C++ Ray Tracer

This is a ray tracer I wrote in C++ for CS 488. It has several advanced features such as adaptive anti-aliasing, uniform space partitioning and several distributed ray tracing techniques.

Below is a description of each objective for the course project, as well as a few images for each one.

Objective 1: Cylinder and Torus

Torus and cylinder were implemented as extra primitives. A torus is created by specifying the radius of its "tube". Both are set to standard sizes and can then be transformed, as with all other primitives.

Torus intersections are computed as the result of a quartic equation. Cylinder intersections are done by intersecting with an infinite cylinder then checking against the cylinder height.

The second image shows the cylinder primitive on the left, and a basic mesh of a cylinder on the right.

Objective 2: Reflection

Specular reflection was added by recursively casting a ray from the point of intersection with an object. A maximum recursive depth configurable as command-line input is used to terminate.

The final image shows a scene in a box of mirrors with increasing maximum depth. The depth begins with 0 (no reflection) and goes to 6.

Objective 3: Transparency and Refraction

Transparency is also implemented recursively, by casting a ray from the point of intersection with a transparent object. The transmitted ray is perturbed according to snell's law, giving us the refractive effect.

In the second image, the sphere is far enough away from the background that the refraction has inverted the transmitted image.

Objective 4: Texture Mapping

Texture mapping was implemented for individual polygons as well as for spheres. Textures can either be functions (operating on a percentage of the width and height) or a png image.

The last image has the right wall set recursively to the ray traced image itself.

Objective 5: Adaptive Supersampling

Adaptive antialiasing was implemented as sort of two-pass approach. First, rays are cast to each corner of each pixel (just like a basic image with one more row and one more column). Then for each pixel, we check to see if any of the corners of the pixel are significantly different from the others.

If there is too much variation in the corners then the pixel is divided into four new pixels, and antialiasing is performed recursively. The final pixel colour is the average of all its sub-pixels.
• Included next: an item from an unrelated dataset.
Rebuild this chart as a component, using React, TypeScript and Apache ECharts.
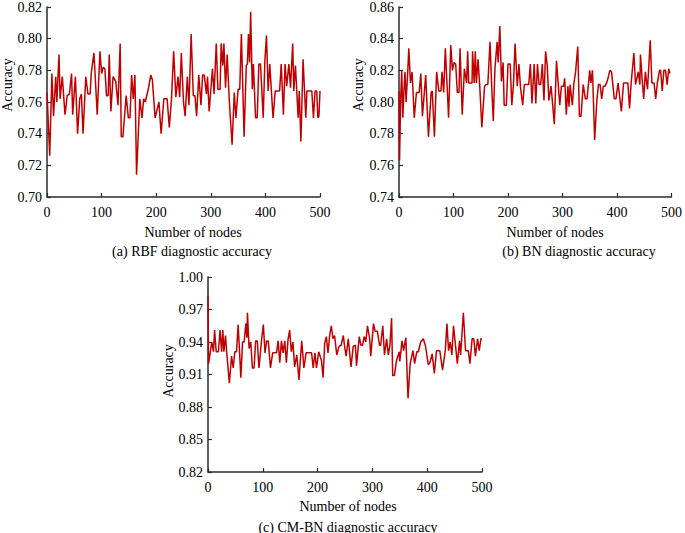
import React, { useEffect, useRef } from "react";
import * as echarts from "echarts";

const nodesA = [0,5,9,12,16,18,22,24,28,33,37,41,45,47,52,56,60,63,66,71,75,79,81,86,92,97,100,103,106,109,112,114,117,121,126,130,134,136,139,145,149,152,155,158,161,164,170,174,177,180,186,190,193,198,205,209,214,220,224,228,232,236,240,243,246,250,253,257,260,264,268,271,274,278,282,285,288,292,294,297,303,306,310,313,317,319,322,324,327,330,334,339,343,346,350,353,356,361,365,367,369,371,373,376,378,382,385,388,391,396,399,402,405,408,414,418,426,429,433,436,439,443,446,450,452,455,460,462,465,469,474,476,485,488,491,494,496,498,500];
const accA = [0.766,0.726,0.778,0.751,0.776,0.760,0.790,0.762,0.776,0.752,0.764,0.765,0.778,0.752,0.776,0.740,0.762,0.765,0.740,0.776,0.765,0.765,0.778,0.791,0.752,0.792,0.778,0.782,0.781,0.764,0.764,0.790,0.754,0.776,0.773,0.758,0.797,0.738,0.738,0.764,0.750,0.750,0.777,0.762,0.777,0.714,0.762,0.750,0.762,0.760,0.769,0.777,0.774,0.750,0.760,0.740,0.762,0.762,0.744,0.762,0.792,0.763,0.776,0.763,0.791,0.760,0.751,0.776,0.758,0.803,0.764,0.764,0.751,0.777,0.758,0.777,0.777,0.765,0.776,0.754,0.781,0.765,0.797,0.768,0.768,0.797,0.783,0.797,0.769,0.790,0.760,0.733,0.766,0.750,0.768,0.768,0.803,0.738,0.783,0.784,0.803,0.785,0.817,0.768,0.784,0.750,0.750,0.784,0.784,0.750,0.786,0.802,0.767,0.784,0.750,0.767,0.767,0.784,0.752,0.784,0.770,0.784,0.769,0.797,0.767,0.783,0.750,0.767,0.735,0.787,0.750,0.767,0.767,0.750,0.767,0.767,0.750,0.751,0.767];

const nodesB = [0,1,3,5,7,9,11,13,16,18,21,24,28,32,37,40,43,49,54,59,61,65,69,73,77,79,82,85,91,95,98,101,104,107,110,112,116,120,124,126,128,134,135,138,140,142,145,148,152,157,160,163,167,170,173,176,180,182,185,188,191,193,197,200,204,207,210,213,217,220,223,227,230,238,241,244,248,251,254,257,260,263,266,269,272,275,279,285,289,295,298,302,304,307,310,312,314,318,321,324,328,331,334,338,342,345,350,352,355,359,363,366,369,372,375,378,382,387,390,395,398,402,408,412,420,423,426,431,434,439,442,443,446,449,452,456,461,464,468,471,474,478,480,483,486,489,492,495,497];
const accB = [0.807,0.763,0.801,0.820,0.790,0.807,0.819,0.800,0.819,0.834,0.812,0.819,0.790,0.806,0.806,0.818,0.791,0.817,0.778,0.806,0.807,0.778,0.819,0.807,0.807,0.819,0.806,0.834,0.790,0.836,0.820,0.825,0.824,0.806,0.806,0.834,0.792,0.821,0.812,0.832,0.812,0.812,0.832,0.812,0.832,0.812,0.827,0.811,0.784,0.810,0.811,0.811,0.838,0.811,0.788,0.821,0.838,0.825,0.848,0.813,0.825,0.798,0.798,0.824,0.824,0.798,0.811,0.837,0.810,0.824,0.809,0.798,0.811,0.811,0.824,0.799,0.824,0.799,0.824,0.811,0.811,0.824,0.801,0.832,0.823,0.801,0.810,0.786,0.826,0.798,0.810,0.810,0.815,0.792,0.810,0.797,0.811,0.798,0.812,0.819,0.835,0.791,0.791,0.811,0.802,0.802,0.820,0.812,0.820,0.776,0.801,0.811,0.811,0.802,0.810,0.810,0.813,0.820,0.819,0.802,0.802,0.812,0.794,0.812,0.812,0.796,0.812,0.831,0.811,0.819,0.811,0.830,0.815,0.802,0.819,0.808,0.839,0.812,0.812,0.802,0.812,0.820,0.820,0.807,0.820,0.820,0.811,0.821,0.818];

const nodesC = [0,1,4,7,10,12,15,19,22,25,27,29,32,34,39,43,46,49,52,55,60,63,66,69,71,72,75,78,81,84,87,90,93,98,101,104,107,110,114,118,125,128,131,134,137,140,143,146,149,152,155,158,162,166,171,175,179,186,189,192,195,198,202,207,210,213,216,219,222,225,228,231,235,239,243,247,249,252,256,261,265,269,271,276,279,282,285,288,291,295,297,302,305,309,313,315,319,322,326,329,332,335,337,340,344,349,350,354,357,361,365,369,374,377,381,384,388,393,397,402,405,409,413,417,423,428,433,436,439,442,445,448,451,455,459,461,466,470,475,478,482,485,488,492,495,498,500];
const accC = [0.983,0.920,0.930,0.940,0.931,0.951,0.931,0.931,0.951,0.931,0.951,0.931,0.946,0.931,0.902,0.927,0.916,0.931,0.931,0.956,0.907,0.940,0.940,0.957,0.944,0.967,0.934,0.940,0.916,0.916,0.941,0.941,0.916,0.943,0.956,0.930,0.941,0.941,0.916,0.930,0.930,0.941,0.921,0.941,0.930,0.941,0.921,0.942,0.951,0.931,0.940,0.917,0.928,0.905,0.941,0.916,0.930,0.930,0.930,0.916,0.930,0.916,0.931,0.923,0.907,0.939,0.945,0.930,0.946,0.955,0.943,0.946,0.928,0.936,0.937,0.946,0.937,0.927,0.943,0.917,0.936,0.937,0.918,0.945,0.937,0.937,0.945,0.940,0.955,0.943,0.927,0.957,0.950,0.950,0.937,0.937,0.955,0.928,0.943,0.928,0.937,0.962,0.909,0.909,0.923,0.931,0.922,0.941,0.932,0.944,0.888,0.920,0.932,0.920,0.931,0.931,0.940,0.943,0.936,0.919,0.921,0.929,0.911,0.932,0.932,0.914,0.932,0.957,0.932,0.940,0.928,0.955,0.940,0.920,0.941,0.928,0.967,0.932,0.932,0.920,0.943,0.943,0.927,0.943,0.932,0.943,0.943];

const xTicks = [0, 100, 200, 300, 400, 500];
const yTicksA = [0.70, 0.72, 0.74, 0.76, 0.78, 0.80, 0.82];
const yTicksB = [0.74, 0.76, 0.78, 0.80, 0.82, 0.84, 0.86];
const yTicksC = [0.82, 0.85, 0.88, 0.91, 0.94, 0.97, 1.00];

const xName = "Number of nodes";
const yName = "Accuracy";
const captions = ["(a) RBF diagnostic accuracy", "(b) BN diagnostic accuracy", "(c) CM-BN diagnostic accuracy"];

const FONT = '"Liberation Serif", "Times New Roman", serif';
const AXIS_COLOR = "#2b2b2b";
const LINE_COLOR = "#c00000";

export default function App() {
  const ref = useRef<HTMLDivElement>(null);
  useEffect(() => {
    document.body.style.margin = "0";
    if (!ref.current) return;
    const chart = echarts.init(ref.current, undefined, { renderer: "svg" });

    const grids = [
      { left: 47, top: 5, width: 273, height: 192 },
      { left: 399, top: 5, width: 274, height: 192 },
      { left: 208, top: 277, width: 274, height: 195 },
    ];
    const yTicks = [yTicksA, yTicksB, yTicksC];
    const datasets = [
      nodesA.map((n, i) => [n, accA[i]]),
      nodesB.map((n, i) => [n, accB[i]]),
      nodesC.map((n, i) => [n, accC[i]]),
    ];

    const xAxes = grids.map((_, i) => ({
      type: "value",
      gridIndex: i,
      min: 0,
      max: 500,
      interval: 100,
      axisLine: { show: true, lineStyle: { color: AXIS_COLOR, width: 1.5 } },
      axisTick: { show: true, inside: true, length: 4, lineStyle: { color: AXIS_COLOR, width: 1.2 } },
      axisLabel: { color: "#000", fontFamily: FONT, fontSize: 14, margin: 8, customValues: xTicks },
      splitLine: { show: false },
    }));
    const yAxes = grids.map((_, i) => ({
      type: "value",
      gridIndex: i,
      min: yTicks[i][0],
      max: yTicks[i][yTicks[i].length - 1],
      axisLine: { show: true, lineStyle: { color: AXIS_COLOR, width: 1.5 } },
      axisTick: { show: true, inside: true, length: 4, customValues: yTicks[i], lineStyle: { color: AXIS_COLOR, width: 1.2 } },
      axisLabel: {
        color: "#000",
        fontFamily: FONT,
        fontSize: 14,
        margin: 5,
        customValues: yTicks[i],
        formatter: (v: number) => v.toFixed(2),
      },
      splitLine: { show: false },
    }));
    const series = datasets.map((d, i) => ({
      type: "line",
      xAxisIndex: i,
      yAxisIndex: i,
      data: d,
      showSymbol: false,
      symbol: "none",
      lineStyle: { color: LINE_COLOR, width: 1.5 },
    }));

    const textStyle = (text: string) => ({
      text,
      fill: "#000",
      font: `14px ${FONT}`,
      textAlign: "center",
      textVerticalAlign: "middle",
    });
    const xNamePos = [[193, 232], [555, 232], [348, 506]];
    const captionPos = [[192, 251], [579, 251], [348, 527]];
    const yNamePos = [[7, 85], [358, 85], [168, 371]];
    const graphic: any[] = [];
    for (let i = 0; i < 3; i++) {
      graphic.push({ type: "text", x: xNamePos[i][0], y: xNamePos[i][1], style: textStyle(xName) });
      graphic.push({ type: "text", x: captionPos[i][0], y: captionPos[i][1], style: textStyle(captions[i]) });
      graphic.push({ type: "text", x: yNamePos[i][0], y: yNamePos[i][1], rotation: Math.PI / 2, style: textStyle(yName) });
    }

    chart.setOption({
      animation: false,
      backgroundColor: "#fff",
      grid: grids,
      xAxis: xAxes,
      yAxis: yAxes,
      series,
      graphic,
    } as any);
    return () => chart.dispose();
  }, []);
  return <div ref={ref} style={{ width: 685, height: 533 }} />;
}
The first image has no antialiasing. The second shows which pixels were selected for antialiasing, and the third is the result of antialiasing with maximum depth 3.

Objective 6: Uniform Grid Acceleration

Uniform grid acceleration was implemented by finding the outermost points of any model, and then dividing a cube covering those points into equal portions. It performs best on images with many uniformly spaced models.

The first image took 1 minute and 52 seconds to render without the grid, and 1 minute and 11 seconds to render with the grid.

The second image (spheres arranged in a 20x20x20 grid) took 2 minutes and 34 seconds to render without the grid at a resolution of 256x256. Using the uniform grid, this image rendered in 512x512 resolution in only 2.5 seconds.

Objective 7: Soft shadows

Area lights are represented as spheres by giving them a radius. The area lights were not given a model because the primary goal was soft shadows.

To generate soft shadows, N shadow rays are sent to uniformly sampled points on the surface of the area light. Each shadow ray then contributes equally to the shadow of the point.

The second image uses 20 shadow rays per pixel, and the last image uses 100 shadow rays per pixel.

Objective 8: Phong Shading and Normal Interpolation

Phong shading for triangular meshes was implemented by interpolating normals across vertices. Normals can either be specified in .obj format or can be inferred. A vertex normal is inferred by averaging the normals of all of the faces it is adjacent to.

The first two images show a mesh of a gourd with inferred normals.

The second image shows a mesh of Suzanne with normals specified for each vertex on each face.

Objective 9: Glossy Reflection

Glossy reflection was implemented by casting many perturbed reflective rays. The amount of perturbation is relative to the phong exponent of a material. A very high phong exponent results in a mirror surface, while a lower phong exponent results in a blurry reflection.

The first image shows the floor as a mirror, and the second as a blurry reflective surface. The final image shows three spheres side by side with varying phong exponents.

Objective 10: Unique Scene

My final image shows a room with a magnifying glass looking at an ant. There is also a shiny throne to the right, and a monkey's head on the wall.

The rendering time without antialiasing was about 3 hours using 6 threads on gl11. There are quite a few glossy surfaces reflecting off one another, so the rendering time was greatly increased. Because of this and the amount of texture mapping used, antialiasing this image would take an estimated 30 hours, so that is omitted from the final image.

The magnifying glass was created using a torus, cylinder and a sphere. The sphere was flattened and used for the lens. The throne was created using a series of cylinders and cubes. The ant model was found for free online at turbosquid.com.

Extra: Concurrency

Concurrent processing was implemented as well. The image shows rendering time for a sample image as the number of threads increases (on a 6 core machine). In general, this was able to reduce rendering time by more than 66%.